-------- Recorded information

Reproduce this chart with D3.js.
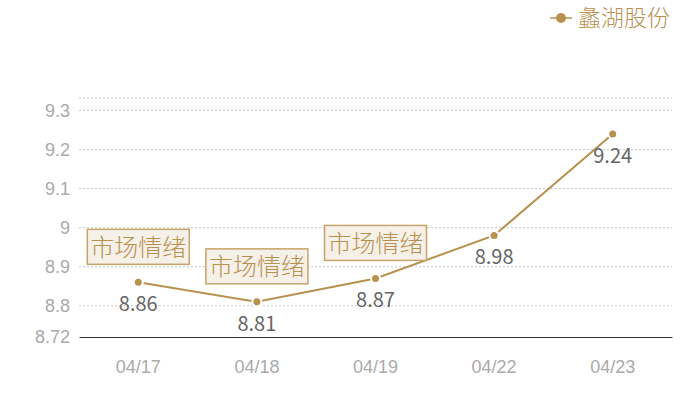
<!DOCTYPE html>
<html>
<head>
<meta charset="utf-8">
<script src="https://cdn.jsdelivr.net/npm/d3@7"></script>
<style>
  body { margin: 0; background: #fff; }
  svg { font-family: "Noto Sans CJK SC", "Noto Sans", sans-serif; font-weight: 300; }
</style>
</head>
<body>
<svg width="700" height="400"></svg>
<script>
// chart data
const dates = ["04/17", "04/18", "04/19", "04/22", "04/23"];
const prices = [8.86, 8.81, 8.87, 8.98, 9.24];
const yTicks = [8.72, 8.8, 8.9, 9, 9.1, 9.2, 9.3];
const marked = ["04/17", "04/18", "04/19"]; // points that carry a note
const noteText = "市场情绪";
const seriesName = "蠡湖股份";

const gold = "#b8914f";

const svg = d3.select("svg"),
  margin = {top: 98, right: 28, bottom: 63, left: 79},
  width = +svg.attr("width") - margin.left - margin.right,
  height = +svg.attr("height") - margin.top - margin.bottom;

const yMin = 8.72, yMax = 9.332;
const x = d3.scaleBand().domain(dates).range([0, width]);
const y = d3.scaleLinear().domain([yMin, yMax]).range([height, 0]);

const g = svg.append("g")
  .attr("transform", "translate(" + margin.left + "," + margin.top + ")");

// grid lines (dotted), including the top edge
g.selectAll(".grid")
  .data(yTicks.filter(t => t !== yMin).concat([yMax]))
  .enter().append("line")
  .attr("x1", 0).attr("x2", width)
  .attr("y1", d => y(d)).attr("y2", d => y(d))
  .attr("stroke", "#c8c8c8")
  .attr("stroke-dasharray", "2,2");

// y axis labels
g.append("g")
  .call(d3.axisLeft(y).tickValues(yTicks).tickSize(0).tickPadding(9).tickFormat(d => String(d)))
  .call(a => a.select(".domain").remove())
  .selectAll("text")
  .attr("fill", "#aaa")
  .style("font-size", "18px");

// x axis
g.append("g")
  .attr("transform", "translate(0," + height + ")")
  .call(d3.axisBottom(x).tickSize(0).tickPadding(23))
  .call(a => a.select(".domain").attr("stroke", "#333"))
  .selectAll("text")
  .attr("fill", "#aaa")
  .style("font-size", "18px");

const cx = d => x(d) + x.bandwidth() / 2;
const pts = dates.map((d, i) => ({date: d, value: prices[i]}));

// the line
g.append("path")
  .datum(pts)
  .attr("fill", "none")
  .attr("stroke", gold)
  .attr("stroke-width", 2)
  .attr("d", d3.line().x(d => cx(d.date)).y(d => y(d.value)));

// dots with a white ring so the line stops short of them
g.selectAll(".dot")
  .data(pts)
  .enter().append("circle")
  .attr("cx", d => cx(d.date))
  .attr("cy", d => y(d.value))
  .attr("r", 4.5)
  .attr("fill", gold)
  .attr("stroke", "#fff")
  .attr("stroke-width", 2);

// value labels under each point
g.selectAll(".val")
  .data(pts)
  .enter().append("text")
  .attr("x", d => cx(d.date))
  .attr("y", d => y(d.value) + 29)
  .attr("text-anchor", "middle")
  .attr("fill", "#666")
  .style("font-size", "20px")
  .style("font-weight", 400)
  .text(d => d.value);

// note boxes above marked points
const notes = g.selectAll(".note")
  .data(pts.filter(d => marked.includes(d.date)))
  .enter().append("g")
  .attr("transform", d => "translate(" + cx(d.date) + "," + (y(d.value) - 35) + ")");

notes.append("rect")
  .attr("x", -51).attr("y", -18)
  .attr("width", 102).attr("height", 35)
  .attr("fill", "#f5f0e8")
  .attr("stroke", "#c9a46a")
  .attr("stroke-width", 1.5);

notes.append("text")
  .attr("text-anchor", "middle")
  .attr("dy", "0.36em")
  .attr("fill", gold)
  .style("font-size", "24px")
  .text(noteText);

// legend
const lg = svg.append("g").attr("transform", "translate(550,18)");
lg.append("line").attr("x1", 0).attr("x2", 22).attr("stroke", gold).attr("stroke-width", 1.5);
lg.append("circle").attr("cx", 11).attr("r", 5).attr("fill", gold);
lg.append("text")
  .attr("x", 28).attr("dy", "0.36em")
  .attr("fill", gold)
  .style("font-size", "23px")
  .text(seriesName);
</script>
</body>
</html>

----------------

What to do: Write out each line of the listing above, exactly, from its first line to the line holding "const pts = dates.map((d, i)", inclusive. Skip the pictures.

Reply to the task:
Reproduce this chart with D3.js.
<!DOCTYPE html>
<html>
<head>
<meta charset="utf-8">
<script src="https://cdn.jsdelivr.net/npm/d3@7"></script>
<style>
  body { margin: 0; background: #fff; }
  svg { font-family: "Noto Sans CJK SC", "Noto Sans", sans-serif; font-weight: 300; }
</style>
</head>
<body>
<svg width="700" height="400"></svg>
<script>
// chart data
const dates = ["04/17", "04/18", "04/19", "04/22", "04/23"];
const prices = [8.86, 8.81, 8.87, 8.98, 9.24];
const yTicks = [8.72, 8.8, 8.9, 9, 9.1, 9.2, 9.3];
const marked = ["04/17", "04/18", "04/19"]; // points that carry a note
const noteText = "市场情绪";
const seriesName = "蠡湖股份";

const gold = "#b8914f";

const svg = d3.select("svg"),
  margin = {top: 98, right: 28, bottom: 63, left: 79},
  width = +svg.attr("width") - margin.left - margin.right,
  height = +svg.attr("height") - margin.top - margin.bottom;

const yMin = 8.72, yMax = 9.332;
const x = d3.scaleBand().domain(dates).range([0, width]);
const y = d3.scaleLinear().domain([yMin, yMax]).range([height, 0]);

const g = svg.append("g")
  .attr("transform", "translate(" + margin.left + "," + margin.top + ")");

// grid lines (dotted), including the top edge
g.selectAll(".grid")
  .data(yTicks.filter(t => t !== yMin).concat([yMax]))
  .enter().append("line")
  .attr("x1", 0).attr("x2", width)
  .attr("y1", d => y(d)).attr("y2", d => y(d))
  .attr("stroke", "#c8c8c8")
  .attr("stroke-dasharray", "2,2");

// y axis labels
g.append("g")
  .call(d3.axisLeft(y).tickValues(yTicks).tickSize(0).tickPadding(9).tickFormat(d => String(d)))
  .call(a => a.select(".domain").remove())
  .selectAll("text")
  .attr("fill", "#aaa")
  .style("font-size", "18px");

// x axis
g.append("g")
  .attr("transform", "translate(0," + height + ")")
  .call(d3.axisBottom(x).tickSize(0).tickPadding(23))
  .call(a => a.select(".domain").attr("stroke", "#333"))
  .selectAll("text")
  .attr("fill", "#aaa")
  .style("font-size", "18px");

const cx = d => x(d) + x.bandwidth() / 2;
const pts = dates.map((d, i) => ({date: d, value: prices[i]}));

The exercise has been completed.